You’ve probably heard that start-up statistics are grim. The truth is that just 30 percent of business start-ups survive more than five years. Stories of overnight successes and young millionaires are rare. The dot.com era ended two years ago, and venture capital money is increasingly hard to secure. The hardworking, determined, visionary who dedicates long hours and endless energy to his or her business is the more realistic picture of today’s entrepreneur.
Entrepreneurs face a myriad of internal and external challenges. Within their companies, they need to offer a superior product or service. They need to manage cash flow and maintain profitability and hire and retain the right mix of people. Externally, factors such as access to financing, the economy, government regulations, and technological issues impact entrepreneurs on a regular basis.

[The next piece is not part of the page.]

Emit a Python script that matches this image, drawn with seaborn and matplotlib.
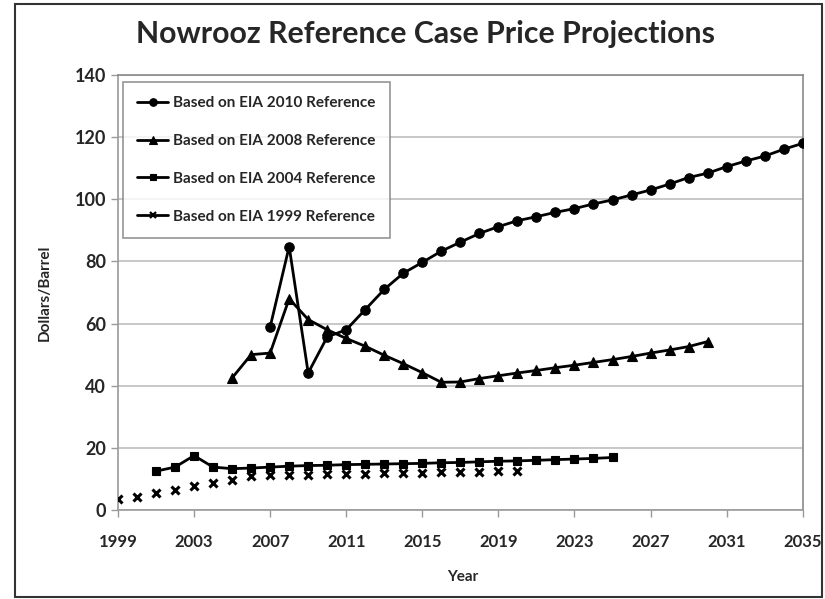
import matplotlib
matplotlib.use("Agg")
import matplotlib.pyplot as plt
import seaborn as sns
import pandas as pd
from matplotlib.lines import Line2D
from matplotlib.patches import Rectangle

# ---- data ----
years_2010 = list(range(2007, 2036))
eia_2010 = [58.9, 84.8, 44.1, 55.7, 58.0, 64.5, 71.0, 76.2, 79.7, 83.3, 86.2, 89.0,
            91.2, 93.1, 94.4, 95.8, 97.0, 98.5, 99.8, 101.4, 103.0, 104.9, 107.0,
            108.4, 110.5, 112.3, 113.9, 116.1, 118.0]

years_2008 = list(range(2005, 2031))
eia_2008 = [42.5, 50.0, 50.5, 68.0, 61.3, 58.0, 55.2, 52.7, 49.8, 47.1, 44.2, 41.1,
            41.2, 42.3, 43.2, 44.1, 44.9, 45.8, 46.6, 47.5, 48.4, 49.4, 50.5, 51.5,
            52.6, 54.2]

years_2004 = list(range(2001, 2026))
eia_2004 = [12.5, 13.8, 17.5, 13.8, 13.3, 13.5, 13.8, 14.1, 14.3, 14.4, 14.6, 14.7,
            14.8, 14.9, 15.0, 15.2, 15.3, 15.5, 15.7, 15.8, 16.0, 16.2, 16.4, 16.6, 16.9]

years_1999 = list(range(1999, 2021))
eia_1999 = [3.5, 4.1, 5.5, 6.5, 7.8, 8.6, 9.8, 10.8, 11.3, 11.3, 11.4, 11.5, 11.6,
            11.7, 11.8, 11.9, 12.0, 12.1, 12.2, 12.3, 12.4, 12.5]

labels = ["Based on EIA 2010 Reference", "Based on EIA 2008 Reference",
          "Based on EIA 2004 Reference", "Based on EIA 1999 Reference"]
x_ticks = list(range(1999, 2036, 4))
y_ticks = list(range(0, 141, 20))

title = "Nowrooz Reference Case Price Projections"
x_label = "Year"
y_label = "Dollars/Barrel"

# ---- styling ----
sns.set_theme(style="white")
plt.rcParams["font.family"] = ["Lato", "DejaVu Sans"]
plt.rcParams["font.weight"] = "bold"

fig = plt.figure(figsize=(8.25, 5.99), dpi=100)
ax = fig.add_axes([0.143, 0.1486, 0.830, 0.7262])

grid_c = "#c4c4c4"
axis_c = "#9a9a9a"

series = [
    (years_2010, eia_2010, "o", 6.8, "-"),
    (years_2008, eia_2008, "^", 7.2, "-"),
    (years_2004, eia_2004, "s", 5.8, "-"),
    (years_1999, eia_1999, "x", 5.8, "none"),
]
handles = []
for (xs, ys, mk, ms, ls), lab in zip(series, labels):
    df = pd.DataFrame({"year": xs, "value": ys})
    sns.lineplot(data=df, x="year", y="value", ax=ax, color="black",
                 linewidth=2.0, linestyle=ls, marker=mk, markersize=ms,
                 markeredgewidth=2.2 if mk == "x" else 0.8,
                 markeredgecolor="black", markerfacecolor="black",
                 legend=False, zorder=3)
    handles.append(Line2D([0], [0], color="black", linewidth=2.0,
                          marker=mk, markersize=ms * 0.8,
                          markeredgewidth=1.6 if mk == "x" else 0.8,
                          markerfacecolor="black", markeredgecolor="black"))

ax.set_xlim(1999, 2035)
ax.set_ylim(0, 140)
ax.set_xticks(x_ticks)
ax.set_yticks(y_ticks)
ax.set_xticklabels([str(v) for v in x_ticks], fontsize=12, fontweight="bold")
ax.set_yticklabels([str(v) for v in y_ticks], fontsize=13, fontweight="bold")
ax.yaxis.grid(True, color=grid_c, linewidth=1.3)
ax.xaxis.grid(False)
ax.set_axisbelow(True)
ax.tick_params(axis="both", which="major", direction="out", length=5,
               width=1, color=axis_c, bottom=True, left=True)
ax.tick_params(axis="x", pad=12)
ax.tick_params(axis="y", pad=3.5)
for side in ["left", "bottom"]:
    ax.spines[side].set_color(axis_c)
    ax.spines[side].set_linewidth(1.2)
for side in ["top", "right"]:
    ax.spines[side].set_visible(True)
    ax.spines[side].set_color("#8a8a8a")
    ax.spines[side].set_linewidth(1.2)

ax.set_xlabel(x_label, fontsize=11, fontweight="bold")
ax.set_ylabel(y_label, fontsize=11, fontweight="bold")
ax.xaxis.set_label_coords(0.504, -0.137)
ax.yaxis.set_label_coords(-0.097, 0.5)

leg = ax.legend(handles, labels, loc="upper left", bbox_to_anchor=(0.0073, 0.984),
                borderaxespad=0, fancybox=False, frameon=True, handlelength=2.0,
                handletextpad=0.3, labelspacing=1.55, borderpad=0.95,
                prop={"family": ["Lato", "DejaVu Sans"], "weight": "bold", "size": 11})
leg.get_frame().set_edgecolor("#7a7a7a")
leg.get_frame().set_linewidth(1.2)
leg.get_frame().set_facecolor("white")

fig.suptitle(title, x=0.516, y=0.943, va="center", fontsize=21.8, fontweight="bold")

fig.patches.append(Rectangle((0.018, 0.003), 0.978, 0.99, transform=fig.transFigure,
                             fill=False, edgecolor="#333333", linewidth=1.5))

fig.savefig("out.png", dpi=100)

Many small businesses fail because of weaknesses in general management, financial management, and marketing (Statistics Canada, “Failing Concerns: Business Bankruptcy in Canada”). Undercapitalization—or insufficient funds—is another common pitfall. Michael Gerber cites the “entrepreneurial seizure” as a primary reason for failure in his book “The E Myth, Why Most Small Businesses Don’t Work, and What To Do About It.” Gerber says many entrepreneurs pursue the dream of being their own boss but fatally assume that an understanding of the technical nature of a business is enough to achieve success.
To avoid becoming a casualty of the start-up craze, it’s critical to be aware of the pros and cons of running a business. Sure, you have the potential to earn gobs of money, you can set your own hours and be your own boss. But there are many long hours, substantial risk and lots of dirty work required in the growing stages of any young firm.
“What surprised me the most was the sense of isolation I initially felt,” says Susan LaPlante-Dube, 38, who runs Precision Marketing Group out of her home in Upton, MA. “I was used to walking down the hall to bounce ideas off someone, and that was suddenly not an option. I quickly learned to schedule time out of the office to meet with people and gain a different perspective.”
Are You an Entrepreneur?
One recent study of entrepreneurs (William E. Jennings, “A Profile of the Entrepreneur”) asked subjects to rank several traits and attitudes related to business ownership in order of importance. Results showed the most important attributes to be:
- Desire and willingness to take initiative
- Strong need to achieve
- Good physical health
Filling out the bottom of the list were some surprising attributes, including a strong desire for money, patience, organizational skills, and a need for power. Today’s entrepreneurs are more interested in competition and achievement than money or power.So do you have what it takes to run a business? Ask yourself these questions to help you decide.
- Are you willing to work long hours and make the sacrifices necessary to get your business going?
- Do you want to bear the responsibility for all business decisions and responsibilities related to your company?
- Are you independent, disciplined, and committed to entrepreneurship?
- Are you ready to serve multi-roles within your organization?
Finally, successful entrepreneurs often allude to good old-fashioned luck as playing a role in their success. But successful business owners prepare themselves to recognize and seize opportunities when they arise.
Where To Start
Gather as much information as you can about your idea. Learn about the industry, the best ways to deliver your product or service, your competition, and potential obstacles. Talk to other entrepreneurs about what has worked for them, and read relevant trade journals, books, and business publications. Attend some gatherings of a professional association of entrepreneurs or prospective customers. Stay abreast of trends within your chosen field and keep current on issues affecting entrepreneurs.
Create a detailed plan for your business. If your venture will require any outside funding, you’ll need a business plan. These plans are a key building block for any successful business. Set goals for your business, then break the goals down into achievable steps. A good plan will help you maintain focus when things become overwhelming.
Networking can begin immediately when starting a business. If you’ve chosen to keep your day job until your business gets going, then maintain good relationships at work. Tap into professional organizations and your personal network of friends and family. Keep in mind that effective networking creates mutually beneficial relationships.
Research all financial aspects of your business. Access to capital is the “make or break” of many firms, so learn about the various ways to obtain funding—friends and family, bank loans, venture capitalists, angel investors. Know how much money you have, how much you’ll need to get going, and how much you need to make to achieve your goals.
Determine what types of equipment and materials you may need. For some—consultants, writers, coaches—a computer and a phone line may be sufficient. Those seeking to manufacture products may need to set up an entire assembly line.
Human resources are a huge asset to successful firms. While it may not be realistic when a business is just starting, hire out your weaknesses as soon as possible. If bookkeeping is a time-consuming chore, hire an accountant. Get an assistant to handle clerical work. This frees you up to spend time strategizing and growing the business.
Trying to decide when to give up your day job can be tricky. Go gradually. Wait until you have some regular clients lined up, a plan in place.
Starting a business can be overwhelming, especially for those who are maintaining other employment. Remember to carve out time for friends, family, and fun. Create boundaries between your business and your personal life and honor them.
Entrepreneurship is not for the faint-hearted. There is no magic formula. But for those willing to work hard and take a chance, dreams can come true.